Singer Morgan Bosman and producer Hayden were part of a program by Creatives Day Nashville, where they committed to having a collaborative session every other week. That seems to be fruitful, as “Til It’s Over” is the third time they released a collaborative track.

Hayden: “Man, the first time I heard the sample I knew it was the one. My long-time friend and collaborator Morgan Bosman and I were in the studio vibing and writing, and we started talking about dabbling into some reggae vibes. Since she and I both love and listen to a lot of reggae music. We eventually found ‘Two of Us’ by Peter Hunnigale, and like eight seconds in we knew that was the one we wanted to use. There’s something about hearing a sample with the right vibe that’ll spark that instant creativity, and that’s exactly how it felt when we heard ‘Two of Us.’”

“When we first heard the sample, we were gonna just create a rocksteady, reggae type of song. But then once I found the vocoder vocals I put on the track, I heard it immediately go into a dancey, Afrobeat-inspired type of groove.”

“I decided to run the portion that I looped through Izotope’s RX7 plugin in order to isolate the vocals. That way I could incorporate it throughout the entire track without competing too much with the rest of the instrumentation. It added just the right vibe to the production, and I have to give a special shout out to Tracklib for making the entire sample discovery and clearance process super easy and streamlined.”
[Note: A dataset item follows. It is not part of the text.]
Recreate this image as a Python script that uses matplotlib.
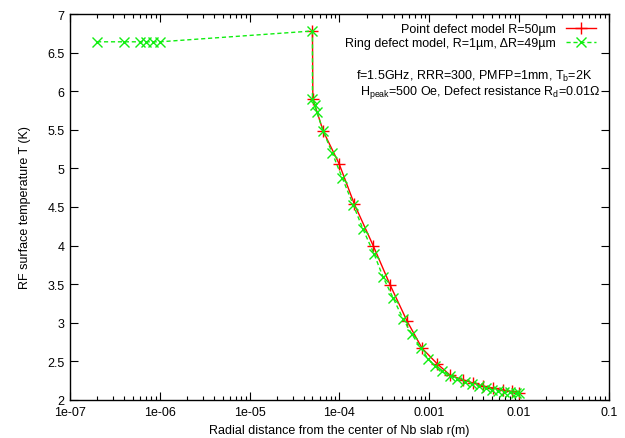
import numpy as np
import matplotlib
matplotlib.use('Agg')
import matplotlib.pyplot as plt
from matplotlib.ticker import FixedLocator, FixedFormatter, LogLocator, NullFormatter, MultipleLocator

plt.rcParams['font.family'] = ['Liberation Sans', 'DejaVu Sans']
plt.rcParams['font.size'] = 9
plt.rcParams['mathtext.fontset'] = 'custom'
plt.rcParams['mathtext.rm'] = 'Liberation Sans'
plt.rcParams['mathtext.it'] = 'Liberation Sans:italic'

# Point defect model R=50um
r_point = [5.0e-5, 5.05e-5, 6.6e-5, 9.9e-5, 1.46e-4, 2.37e-4, 3.66e-4, 5.66e-4,
           8.3e-4, 1.22e-3, 1.71e-3, 2.38e-3, 3.08e-3, 3.97e-3, 5.1e-3, 6.6e-3,
           8.3e-3, 1.0e-2]
t_point = [6.78, 5.90, 5.48, 5.06, 4.54, 4.00, 3.49, 3.02,
           2.67, 2.47, 2.32, 2.26, 2.22, 2.18, 2.155, 2.13,
           2.11, 2.09]

# Ring defect model R=1um, dR=49um
r_ring = [2.0e-7, 4.0e-7, 6.0e-7, 7.0e-7, 8.5e-7, 1.0e-6,
          5.0e-5, 5.0e-5, 5.3e-5, 5.6e-5, 6.6e-5, 8.3e-5, 1.07e-4, 1.42e-4,
          1.83e-4, 2.43e-4, 3.06e-4, 3.96e-4, 5.1e-4, 6.4e-4, 8.1e-4,
          9.7e-4, 1.16e-3, 1.39e-3, 1.71e-3, 2.04e-3, 2.5e-3, 3.0e-3,
          3.6e-3, 4.3e-3, 5.0e-3, 5.8e-3, 6.8e-3, 7.9e-3, 9.3e-3, 1.0e-2]
t_ring = [6.64, 6.64, 6.64, 6.64, 6.64, 6.64,
          6.78, 5.90, 5.82, 5.73, 5.48, 5.20, 4.88, 4.53,
          4.21, 3.89, 3.59, 3.32, 3.05, 2.85, 2.67,
          2.53, 2.44, 2.38, 2.31, 2.27, 2.23, 2.21,
          2.18, 2.15, 2.13, 2.12, 2.10, 2.10, 2.09, 2.09]

xticks = [1e-7, 1e-6, 1e-5, 1e-4, 1e-3, 1e-2, 1e-1]
xticklabels = ['1e-07', '1e-06', '1e-05', '1e-04', '0.001', '0.01', '0.1']

fig = plt.figure(figsize=(6.25, 4.39), dpi=100)
ax = fig.add_axes([0.112, 0.0866, 0.8624, 0.8792])

ax.plot(r_point, t_point, color='#ff0000', linestyle='-', linewidth=1.0,
        marker='+', markersize=9, markeredgewidth=1.0,
        label='Point defect model R=50µm')
ax.plot(r_ring, t_ring, color='#11ee11', linestyle='--', dashes=(3, 2), linewidth=1.0,
        marker='x', markersize=7, markeredgewidth=1.0,
        label='Ring defect model, R=1µm, ΔR=49µm')

ax.set_xscale('log')
ax.set_xlim(1e-7, 1e-1)
ax.set_ylim(2, 7)
ax.xaxis.set_major_locator(FixedLocator(xticks))
ax.xaxis.set_major_formatter(FixedFormatter(xticklabels))
ax.xaxis.set_minor_locator(LogLocator(base=10, subs=np.arange(2, 10), numticks=20))
ax.xaxis.set_minor_formatter(NullFormatter())
ax.yaxis.set_major_locator(MultipleLocator(0.5))
ax.yaxis.set_major_formatter(plt.FuncFormatter(lambda v, p: ('%g' % v)))

ax.tick_params(which='both', direction='in', top=True, right=True, width=0.8)
ax.tick_params(which='major', length=6, pad=4)
ax.tick_params(which='minor', length=3)
for s in ax.spines.values():
    s.set_linewidth(1.0)

ax.set_xlabel('Radial distance from the center of Nb slab r(m)', labelpad=5)
ax.set_ylabel('RF surface temperature T (K)', labelpad=12)

leg = ax.legend(loc='upper right', bbox_to_anchor=(0.99, 0.995), frameon=False,
                markerfirst=False, handlelength=2.4, handletextpad=0.8,
                labelspacing=0.15, borderaxespad=0.2)

ax.text(0.970, 0.842, 'f=1.5GHz, RRR=300, PMFP=1mm, T$_\\mathrm{b}$=2K',
        transform=ax.transAxes, ha='right', va='center')
ax.text(0.985, 0.80, 'H$_\\mathrm{peak}$=500 Oe, Defect resistance R$_\\mathrm{d}$=0.01Ω',
        transform=ax.transAxes, ha='right', va='center')

fig.savefig('out.png', dpi=100)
Morgan: “We decided to go with this adlib that Peter sang in his single, ‘Two of Us.’ When toying around with the different ways this sample could sound, we settled on pitching his voice down in the key of our track, slowing down the speed of his ‘oh oh, oh yeah’ adlib. We ended up using it in our intro and in the hooks. Even though it’s quick and subtly used, I can’t imagine our song without it. Like Hayden mentioned, the sample acts as a loop in the hooks and really adds to the groove.”